Gentle Journeys Birthing

creating connections to heal

You may or may not know that I live my life based on the principles of Law of Attraction and if you want more specifics about that, please feel free to email me. One of my core beliefs is that “you control you”. So often as kids we were trained that we were controlled by someone else (ie – our parents or teachers) because that’s how they were raised. Children should be seen and not heard right? Even in our school systems we are trained to do what our teachers tell us to do even going as far as having to ask to use the restroom and being told when to eat and when to play. We were not treated and autonomous humans with our own needs, feeling, wants and dreams but rather as a piece of clay that needed to be molded into whatever that adult wanted us to be which can be very confusing depending on how many adults we came into contact with at any given day. We were trained to look for approval outside of ourselves and to ask for permission for whatever we wanted to do. If you take that theory a little further in the life of that child to where they are now an adult, they are still looking for approval from outside sources. Looking to control their outside world to create peace and harmony in their inner world. This can lead to LOTS of frustration because at the end of the day, the only thing we can really control is ourselves. I do my best to teach this to my children saying “you control you”. As much as we want to sometimes, we cannot control our little sisters or our parents or even our spouses. (I know. I’ve tried…) We have learned so many ways to get someone to do what we want but if they are not doing it out of love, it can foster resentment and anger.

So where do we go from here? OK, I understand that the only true thing that I can control is myself and my thoughts right but… what happens when something horrible happens: a natural disaster or human one. Shouldn’t we do something? Shouldn’t we make tougher laws and stricter punishments?  Shouldn’t we try to control other people to stop this from happening in the future? My answer is no. But Stephanie, kids died! I know and I will surround those left behind in love and light as they travel on their journey. I will hold my kids just a little bit tighter and I will grieve. I will cry and shout and scream, and I know “I control me”. Period.

So, do I think there should be no laws and no punishment. Ideally, we shouldn’t need them and right now we are living the human experience. To be here in the physical form, we have asked for contrast. We have asked for the opportunity to grow and expand. Sometimes the only way we can realize what we really want is to experience the opposite of that. Every day we have the chance to grown and learn. Some days there are big opportunities and other days there are the smaller ones. My awesome partner, Anna Banguilan has a saying “clarity through contrast”. I never knew I didn’t like tomatoes until I tried one but hate will never “fix” hate and pain will never “cure” pain. Love can.

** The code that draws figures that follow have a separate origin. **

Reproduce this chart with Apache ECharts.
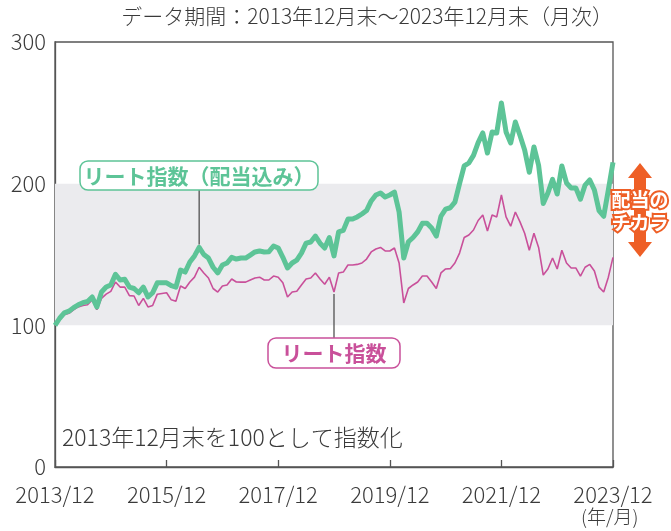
<!DOCTYPE html>
<html>
<head>
<meta charset="utf-8">
<script src="https://cdn.jsdelivr.net/npm/echarts@6.0.0/dist/echarts.min.js"></script>
<style>
  html, body { margin: 0; padding: 0; background: #fff; }
  #main { width: 671px; height: 531px; }
</style>
</head>
<body>
<div id="main"></div>
<script>
// 月次: 2013/12 〜 2023/12
const months = [];
for (let y = 2013, m = 12; y < 2024; ) {
  months.push(y + '/' + String(m).padStart(2, '0'));
  if (y === 2023 && m === 12) break;
  m++;
  if (m > 12) { m = 1; y++; }
}

// リート指数（配当込み）
const totalReturn = [
  100, 105, 108.8, 110, 112.5, 114.5, 116, 116.8, 120, 113,
  123.5, 127, 128.5, 136, 132, 132.5, 127, 126, 123, 127,
  120, 123, 130, 130, 130, 128, 127, 139, 137.6, 144.7,
  149, 155, 150, 147.5, 141, 137, 142.6, 144, 148, 146.8,
  147.5, 147.5, 149.6, 151.8, 152.5, 151.8, 152, 156, 154.6, 148,
  140.5, 144, 146, 151, 158, 158.8, 163, 158, 154.6, 162,
  149, 166, 167, 175, 175, 176.5, 178.6, 181, 187.8, 192,
  193.4, 190.6, 192, 194, 180, 147.5, 159, 162, 166, 172,
  172, 168.7, 163, 177, 182, 183, 187, 200, 212.5, 214.6,
  220, 229, 235.8, 221.6, 236.5, 235.8, 257, 236.5, 228.7, 243.5,
  234, 223.8, 208, 225.9, 213, 186, 193.4, 203, 192.7, 212.5,
  200.5, 197, 197, 189, 199, 202.6, 195.5, 181, 177, 195.5,
  215
];

// リート指数
const priceIndex = [
  100, 104, 107.5, 108.5, 111, 113, 114, 114.5, 118, 111,
  119, 122, 124, 130.6, 127, 127, 121, 120.7, 114, 119,
  113, 114, 122, 122.5, 123, 118, 117, 127.8, 126, 130.6,
  134, 141, 137, 133.4, 126, 123.5, 127.8, 128.5, 132.7, 130.6,
  130.5, 130.5, 132, 133.4, 134, 132, 132, 134.8, 134, 130,
  120, 123.5, 124, 128.5, 132.7, 133.4, 137, 132.7, 129, 134,
  123.5, 137, 137.6, 142.6, 142.6, 143, 144, 146.8, 151.8, 153.9,
  155, 152.5, 152.5, 154.6, 144, 115.8, 126, 128.5, 130.6, 134.8,
  134.8, 130.6, 126, 137, 139.8, 140, 144, 151, 162, 163.8,
  167.3, 174, 177.9, 166.6, 177.9, 176.5, 192, 176.5, 170, 180,
  173, 165, 153, 165, 155, 135.5, 139.8, 147.5, 139.8, 153,
  144, 140.5, 140.5, 134.8, 141, 143, 138.4, 127, 123.5, 134,
  148
];

const yTicks = [0, 100, 200, 300];
const band = [100, 200];

const FONT = "'Noto Sans CJK JP', 'Noto Sans', sans-serif";
const TEXT = '#3a3a3a';
const GREEN = '#5dc497';
const PINK = '#c9509a';
const ORANGE = '#ee5f26';

const chart = echarts.init(document.getElementById('main'), null, { renderer: 'canvas' });

const option = {
  backgroundColor: '#fff',
  animation: false,
  grid: {
    left: 55, right: 58, top: 42, bottom: 64,
    show: true,
    borderColor: '#555',
    borderWidth: 1.3,
    backgroundColor: 'transparent'
  },
  xAxis: {
    type: 'category',
    boundaryGap: false,
    data: months,
    axisLine: { lineStyle: { color: '#555', width: 1.3 } },
    axisTick: {
      show: true,
      inside: true,
      length: 7,
      interval: 23,
      lineStyle: { color: '#555', width: 1.3 }
    },
    axisLabel: {
      interval: 23,
      margin: 17,
      fontSize: 22,
      fontWeight: 300,
      fontFamily: FONT,
      color: TEXT
    },
    splitLine: { show: false }
  },
  yAxis: {
    type: 'value',
    min: yTicks[0],
    max: yTicks[yTicks.length - 1],
    interval: 100,
    axisLine: { show: true, lineStyle: { color: '#555', width: 1.3 } },
    axisTick: { show: false },
    axisLabel: {
      margin: 9,
      fontSize: 22,
      fontWeight: 300,
      fontFamily: FONT,
      color: TEXT
    },
    splitLine: { show: false }
  },
  series: [
    {
      name: 'リート指数',
      type: 'line',
      data: priceIndex,
      symbol: 'none',
      lineStyle: { color: PINK, width: 1.6 },
      z: 3,
      markArea: {
        silent: true,
        itemStyle: { color: '#ebebee' },
        data: [[{ yAxis: band[0] }, { yAxis: band[1] }]]
      }
    },
    {
      name: 'リート指数（配当込み）',
      type: 'line',
      data: totalReturn,
      symbol: 'none',
      lineStyle: { color: GREEN, width: 5, join: 'round' },
      z: 4
    }
  ]
};

chart.setOption(option);

// 引き出し線の位置はデータ点から計算
const gPt = chart.convertToPixel({ gridIndex: 0 }, [31, totalReturn[31]]);
const pPt = chart.convertToPixel({ gridIndex: 0 }, [60, priceIndex[60]]);

const arrowX = 640;
const arrowTop = 163;
const arrowBot = 257;

chart.setOption({
  graphic: [
    {
      type: 'text',
      right: 58,
      top: 6,
      style: {
        text: 'データ期間：2013年12月末～2023年12月末（月次）',
        font: '300 21px ' + FONT,
        fill: TEXT
      }
    },
    {
      type: 'text',
      left: 62,
      top: 426,
      style: {
        text: '2013年12月末を100として指数化',
        font: '300 23px ' + FONT,
        fill: TEXT
      }
    },
    {
      type: 'text',
      left: 581,
      top: 507,
      style: {
        text: '(年/月)',
        font: '300 19px ' + FONT,
        fill: TEXT
      }
    },
    // 引き出し線
    {
      type: 'line',
      z: 10,
      shape: { x1: gPt[0], y1: 190, x2: gPt[0], y2: gPt[1] - 3 },
      style: { stroke: '#444', lineWidth: 1.2 }
    },
    {
      type: 'line',
      z: 10,
      shape: { x1: pPt[0], y1: pPt[1] + 2, x2: pPt[0], y2: 338 },
      style: { stroke: '#444', lineWidth: 1.2 }
    },
    // ラベル
    {
      type: 'rect',
      z: 10,
      shape: { x: 80, y: 161, width: 238, height: 29, r: 8 },
      style: { fill: '#fff', stroke: GREEN, lineWidth: 1.5 }
    },
    {
      type: 'text',
      z: 11,
      x: 199,
      y: 176,
      style: {
        text: 'リート指数（配当込み）',
        font: 'bold 21px ' + FONT,
        fill: GREEN,
        align: 'center',
        verticalAlign: 'middle'
      }
    },
    {
      type: 'rect',
      z: 10,
      shape: { x: 268, y: 338, width: 132, height: 30, r: 8 },
      style: { fill: '#fff', stroke: PINK, lineWidth: 1.5 }
    },
    {
      type: 'text',
      z: 11,
      x: 334,
      y: 353,
      style: {
        text: 'リート指数',
        font: 'bold 21px ' + FONT,
        fill: PINK,
        align: 'center',
        verticalAlign: 'middle'
      }
    },
    // 配当のチカラ 矢印
    {
      type: 'polygon',
      z: 10,
      shape: {
        points: [
          [arrowX, arrowTop],
          [arrowX + 12, arrowTop + 15],
          [arrowX + 6, arrowTop + 15],
          [arrowX + 6, arrowBot - 15],
          [arrowX + 12, arrowBot - 15],
          [arrowX, arrowBot],
          [arrowX - 12, arrowBot - 15],
          [arrowX - 6, arrowBot - 15],
          [arrowX - 6, arrowTop + 15],
          [arrowX - 12, arrowTop + 15]
        ]
      },
      style: { fill: ORANGE }
    },
    {
      type: 'text',
      z: 11,
      x: arrowX,
      y: 211,
      style: {
        text: '配当の\nチカラ',
        font: 'bold 19px ' + FONT,
        lineHeight: 23,
        fill: '#fff',
        stroke: ORANGE,
        lineWidth: 4,
        align: 'center',
        verticalAlign: 'middle'
      }
    }
  ]
});
</script>
</body>
</html>
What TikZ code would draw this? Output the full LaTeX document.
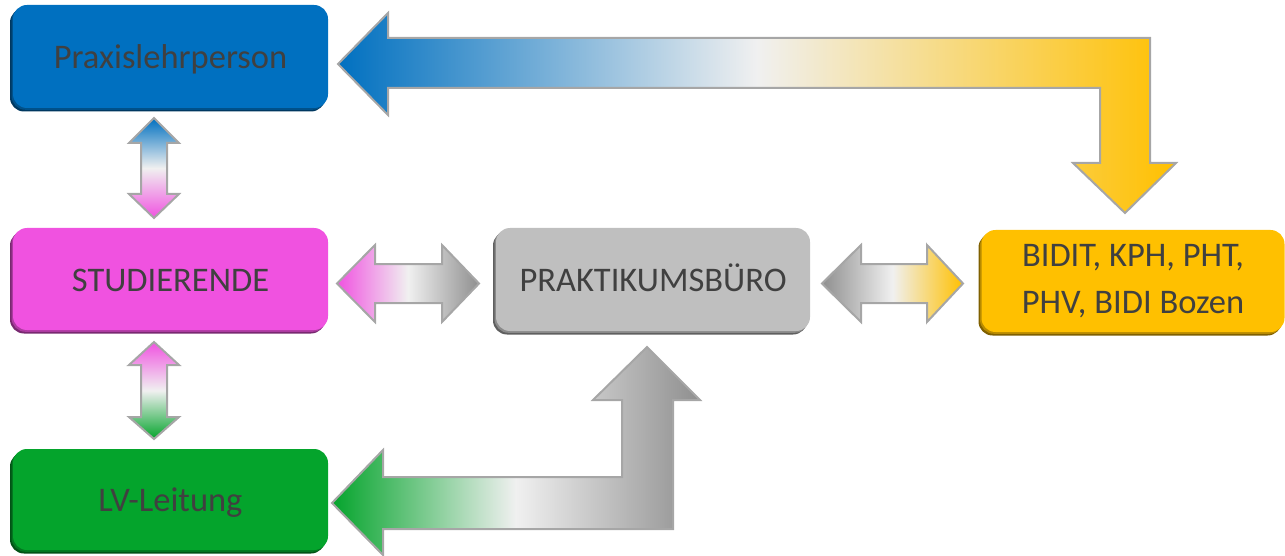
\documentclass[tikz,border=0pt]{standalone}
\usepackage{fontspec}
\setmainfont{Carlito}
\usetikzlibrary{shadows}
\definecolor{cblue}{HTML}{0070C0}
\definecolor{cpink}{HTML}{F052E0}
\definecolor{cgreen}{HTML}{04A42C}
\definecolor{cgray}{HTML}{BFBFBF}
\definecolor{cyellow}{HTML}{FFC000}
\definecolor{ctext}{HTML}{404040}
\definecolor{cline}{HTML}{A6A6A6}
\definecolor{cwhite}{HTML}{F0F0F0}
\definecolor{cdgray}{HTML}{8F8F8F}
\begin{document}
\begin{tikzpicture}[x=1pt,y=-1pt,
  boxnode/.style={draw=none, fill=#1, rounded corners=14pt, inner sep=0pt,
    text=ctext, font=\fontsize{34.5}{42}\selectfont, align=center,
    general shadow={fill=#1!50!black, shadow xshift=-3pt, shadow yshift=-3.5pt},
    general shadow={fill=#1!72!black, shadow xshift=-1.5pt, shadow yshift=-1.8pt}},
  oneline/.style={text height=26pt, text depth=2pt},
  blockarrow/.style={draw=cline, line width=2pt, line join=miter}]
\useasboundingbox (0,0) rectangle (1285,556);

% boxes
\node[boxnode=cblue, oneline, minimum width=315pt, minimum height=103pt] (prax) at (170.5,56.5) {Praxislehrperson};
\node[boxnode=cpink, oneline, minimum width=315pt, minimum height=102pt] (stud) at (170.5,279) {STUDIERENDE};
\node[boxnode=cgreen, oneline, minimum width=315pt, minimum height=101pt] (lv) at (170.5,499.5) {LV-Leitung};
\node[boxnode=cgray, oneline, minimum width=314pt, minimum height=103pt] (buero) at (653,279.5) {PRAKTIKUMSBÜRO};
\node[boxnode=cyellow, minimum width=303pt, minimum height=102pt] (bidi) at (1133,281) {BIDIT, KPH, PHT,\\[5pt]PHV, BIDI Bozen};

% top bent arrow: BIDI -> Praxislehrperson
\path[blockarrow, left color=cblue, right color=cyellow, middle color=cwhite]
  (338,64) -- (388,13) -- (388,38) -- (1150,38) -- (1150,163) -- (1176,163)
  -- (1125,213) -- (1073,163) -- (1100,163) -- (1100,88) -- (388,88) -- (388,115) -- cycle;

% bottom bent arrow: Praktikumsbuero <-> LV-Leitung
\path[blockarrow, left color=cgreen, right color=cdgray, middle color=cwhite]
  (332,503) -- (383,450) -- (383,477) -- (622,477) -- (622,400) -- (593,400)
  -- (647,347) -- (700,400) -- (673,400) -- (673,529) -- (383,529) -- (383,555) -- cycle;

% Studierende <-> Praktikumsbuero
\path[blockarrow, left color=cpink, right color=cdgray, middle color=cwhite]
  (337,283.5) -- (375,245) -- (375,264) -- (442,264) -- (442,245) -- (479,283.5)
  -- (442,322) -- (442,303) -- (375,303) -- (375,322) -- cycle;

% Praktikumsbuero <-> BIDI
\path[blockarrow, left color=cdgray, right color=cyellow, middle color=cwhite]
  (822,283.5) -- (861,245) -- (861,264) -- (927,264) -- (927,245) -- (963,283.5)
  -- (927,322) -- (927,303) -- (861,303) -- (861,322) -- cycle;

% Praxislehrperson <-> Studierende
\path[blockarrow, top color=cblue, bottom color=cpink, middle color=cwhite]
  (154,118) -- (179,143) -- (167,143) -- (167,194) -- (179,194) -- (154,218)
  -- (129,194) -- (141,194) -- (141,143) -- (129,143) -- cycle;

% Studierende <-> LV-Leitung
\path[blockarrow, top color=cpink, bottom color=cgreen, middle color=cwhite]
  (154,342) -- (179,365) -- (167,365) -- (167,417) -- (179,417) -- (154,439)
  -- (129,417) -- (141,417) -- (141,365) -- (129,365) -- cycle;
\end{tikzpicture}
\end{document}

Take a moment if you will and think of a person that you think is a “bad” person or someone who did a “bad” thing. That person was once a child that laughed and cried and had their own little spark but somewhere along the way, that spark flickered. A connection was broken. In our society we are so focused in technology and we hide behind our computer and phones that we forget to connect. We put our headphones on at the grocery store or the mall and may times, we don’t even know our neighbors names much less how they are doing. There are little babies with flat head because they are not being held. There are adults that never leave their house because they are afraid but we need connection. Humans are pack animals. We thrive when we are together. We need each other and we crave the connection to other people that are on this same human journey.  So if you want to “do something” when a tragedy happens, love. Go hugs your kids and go talk to your neighbors. Take a moment to sit in a place of love and know that you do make a difference. Like attracts like and the more we love, the more we will be love. The more we connect with others, the more other will connect with others. When we can get to a place of love for everyone and everything, that’s when we will need no laws because we will be governed by only one: love.

If you are not in that place, it’s ok because how can we show love for someone else if we don’t feel it inside. You control you so first, tend to your own needs. Life is all about the journey so if your not there yet, it’s ok. Find your next step and enjoy your journey knowing that you will get there.